Y todos precisamos del don de la misericordia, que Dios se acerque con su corazón a nuestras miserias, que venga a transformar nuestra vida.

Por eso en la secuencia que recién escuchábamos, se va desgranando la acción del Espíritu en el corazón del cristiano: lava nuestras manchas, riega nuestra aridez, sana nuestras heridas.

¡Cuántas veces hay en nuestro corazón heridas por la angustia, el dolor, el sufrimiento, el desengaño, el desaliento!

Suaviza nuestra dureza, elimina con su calor nuestra frialdad, corrige nuestros desvíos.

¡Qué hermosa esta acción del Espíritu sobre nuestro corazón!: suaviza nuestras durezas.

Hoy en día nos encontramos con un mundo que es duro, el mundo de las prepotencias, del grito, de la eliminación del otro ya sea por el odio o por cualquier tipo de ofensa.

Elimina con tu calor nuestra frialdad. ¡Cuántas veces el corazón del hombre está frío! Frío ante las necesidades de los demás que muchas veces es efecto de una insensibilidad mucho mas profunda, el desamor de la ausencia de Dios en nuestro corazón.

Cuando Dios no está presente el corazón del hombre, este se vuelve frío, nada le impresiona o le impacta, porque le falta esa actitud de receptividad del amor de Dios, de la misericordia de Dios.

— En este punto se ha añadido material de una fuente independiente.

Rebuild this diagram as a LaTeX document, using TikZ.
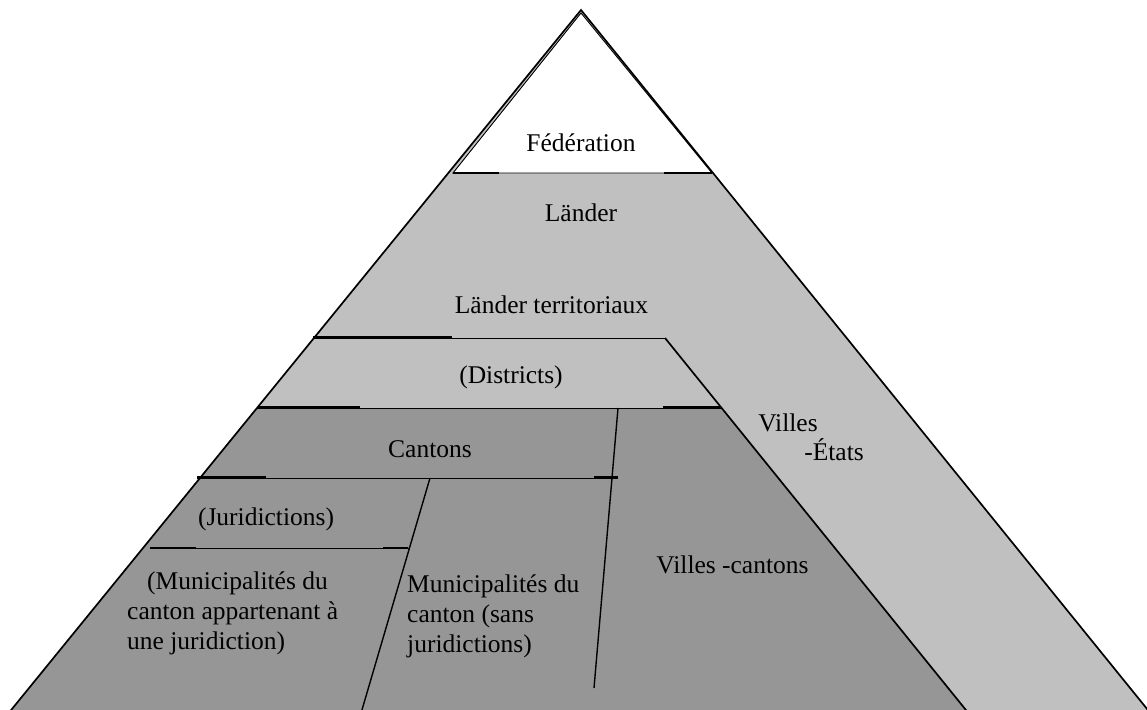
\documentclass[tikz,border=0pt]{standalone}
\usepackage{fontspec}
\setmainfont{Liberation Serif}
\definecolor{lightband}{HTML}{C0C0C0}
\definecolor{darkband}{HTML}{969696}
\begin{document}
\begin{tikzpicture}[x=1pt,y=-1pt,
  outline/.style={line width=1.7pt},
  thinrule/.style={line width=0.9pt},
  divider/.style={line width=1.4pt},
  stub/.style={line width=2.2pt},
  label/.style={font=\fontsize{25.5}{30}\selectfont, inner sep=0pt}]
\useasboundingbox (0,0) rectangle (1147,709);
\clip (0,0) rectangle (1147,709);

% pyramid corners
\coordinate (apex) at (581,10);
\coordinate (baseL) at (3,720);
\coordinate (baseR) at (1156,720);

% whole pyramid in the light tone
\fill[lightband] (apex) -- (baseR) -- (baseL) -- cycle;

% white top (Federation)
\filldraw[fill=white, thinrule] (581,13) -- (712,173) -- (453,173) -- cycle;

% district band corners
\coordinate (dTL) at (313,338);
\coordinate (dTR) at (665,338);
\coordinate (dBL) at (257,408);
\coordinate (dBR) at (721.6,408);
\coordinate (cityBase) at (974,720);

% dark lower block (cantons and below)
\fill[darkband] (dBL) -- (dBR) -- (cityBase) -- (baseL) -- cycle;

% horizontal rules
\draw[thinrule] (dTL) -- (dTR);
\draw[thinrule] (dBL) -- (dBR);
\coordinate (cL) at (197,478);
\coordinate (cR) at (618,478);
\draw[thinrule] (cL) -- (cR);
\coordinate (jL) at (150,548);
\coordinate (jR) at (409,548);
\draw[thinrule] (jL) -- (jR);

% slanted dividers
\coordinate (vTop) at (618,408);
\coordinate (vBot) at (594,688);
\draw[divider] (vTop) -- (vBot);
\coordinate (mTop) at (430,478);
\coordinate (mBot) at (359,720);
\draw[divider] (mTop) -- (mBot);

% heavier stubs at the ends of the rules
\draw[stub] (453,173) -- (499,173);
\draw[stub] (664,173) -- (712,173);
\draw[stub] (313,337) -- (452,337);
\draw[stub] (258,407) -- (360,407);
\draw[stub] (663,407) -- (720,407);
\draw[stub] (197,477) -- (266,477);
\draw[stub] (594,477) -- (618,477);
\draw[stub] (150,548) -- (196,548);
\draw[stub] (383,548) -- (408,548);

% outer edges
\draw[outline] (dTR) -- (cityBase);
\draw[outline] (baseL) -- (apex) -- (baseR);

% labels
\node[label] (fed) at (581,143) {Fédération};
\node[label] (laender) at (581,213) {Länder};
\node[label] (lterr) at (551.5,305) {Länder territoriaux};
\node[label] (distr) at (511,377) {(Districts)};
\node[label] (villes) at (788,423) {Villes};
\node[label] (etats) at (834,450) {-États};
\node[label] (cant) at (430,449) {Cantons};
\node[label] (jur) at (266,519) {(Juridictions)};
\node[label, align=left, anchor=north west] (munA) at (127,572)
  {\hspace*{20pt}(Municipalités du\\canton appartenant à\\une juridiction)};
\node[label, align=left, anchor=north west] (munB) at (407,575)
  {Municipalités du\\canton (sans\\juridictions)};
\node[label] (vcant) at (732.5,565) {Villes -cantons};
\end{tikzpicture}
\end{document}
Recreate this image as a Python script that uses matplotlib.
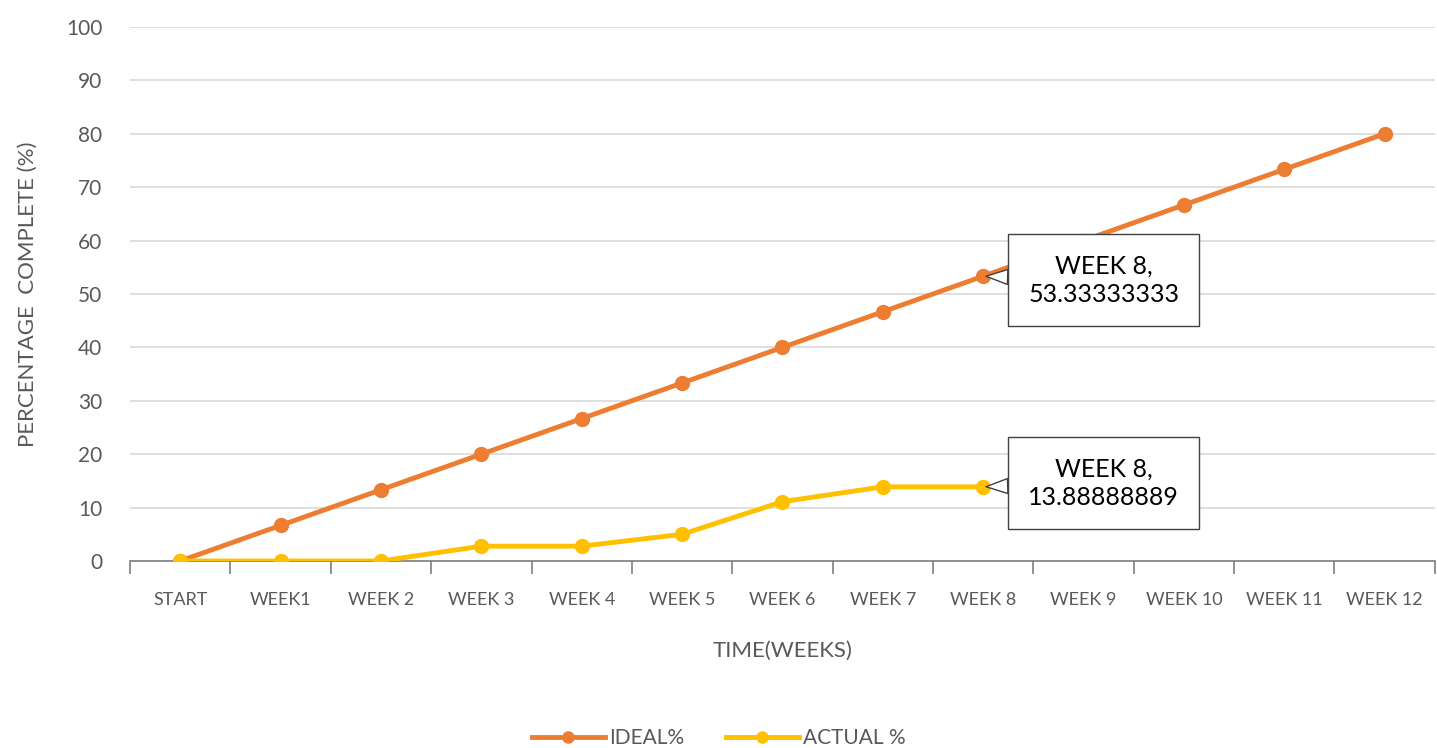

Por eso es necesario pedir con mucha fuerza: concede a tus fieles que confían en ti los siete dones sagrados.

Dones que van a completar la obra del Señor en nuestro corazón.

Obras que comienzan con las virtudes teologales, se prolongan con las virtudes cardinales y con el espíritu de las bienaventuranzas.

Y así el hombre comienza actuar al modo divino. No solamente al modo humano iluminado por Dios, sino al modo divino. De allí que es tan importante la presencia de los siete dones.

Seguimos rezando que el espíritu premia nuestra virtud, salva nuestras almas, nos da la eterna alegría.

Ante un mundo que se encuentra en la tristeza, ir al encuentro del don del Espíritu, para alcanzar la alegría del encuentro personal con el Señor.

Quisiera –para terminar- hacer una reflexión a cerca de lo dicho por el Señor: “como el Padre me envió a mí yo también los envío a ustedes”.

Pues bien los sacerdotes como todos los bautizados somos enviados por el Señor, enviados a predicar como Cristo profeta que lleva la palabra del Padre, a prolongar en el tiempo a Cristo sacerdote, a dispensar los misterios, a mostrar la intimidad de Dios y de Cristo pastor llevando a todos al encuentro del Padre.

Hoy decía en las distintas misas, que el Espíritu Santo nos envía a los sacerdotes, creando en nuestro interior la actitud de la disponibilidad.

Por medio de nuestro obispo nos muestra la voluntad del Padre.

La disponibilidad de corazón implica para el sacerdote estar en un continuo éxodo, ya que la vida de todo bautizado es un éxodo.

Así como el pueblo salió de Egipto, de la esclavitud, para ir al encuentro de la tierra prometida, el cristiano tiene que realizar su éxodo particular que consiste en salir de las esclavitudes que lo puedan atar a lo mundano, para recorrer la senda que el Señor vaya mostrando orientada a la tierra prometida.

Mi próxima partida implica una situación especial en la comunidad, ya que también el sacerdote va creando lazos, afectos.

Con todo, siempre ha de estar presente el hecho de que Cristo nos envía, y que todos debemos estar unidos a Cristo el buen Pastor.

Los sacerdotes no somos más que instrumentos puestos por el Señor en un determinado momento y en una particular comunidad para llevar su mensaje, y la unión de los feligreses ha de concretarse con Cristo.

Esto hace que aunque cambie el pastor sigamos viviendo en familia, en comunidad, dispuestos a llevar a los demás hermanos el mensaje de salvación.

Por eso agradeciendo todo lo que he recibido de ustedes en estos seis años y cinco meses, pido especialmente oraciones para que llegue a mi nueva comunidad de San Juan Bautista con la misma alegría y entusiasmo con que vine aquí, a pesar de mis limitaciones y pecados, tratando de llevar siempre el mensaje de salvación.

Estemos siempre en comunión de oraciones para que el Espíritu vaya guiando nuestros pasos y nos haga dóciles para vivir a fondo la fe recibida en el bautismo, iluminados por el Espíritu de la verdad y fortalecidos por el Espíritu del amor.

Padre Ricardo B. Mazza. Director del CEPS “Santo Tomás Moro”.

Fiesta de Pentecostés, 11 de Mayo de 2008. Homilía en la Misa de despedida de la Parroquia Nuestra Señora de Lourdes, Santa Fe de la Vera Cruz.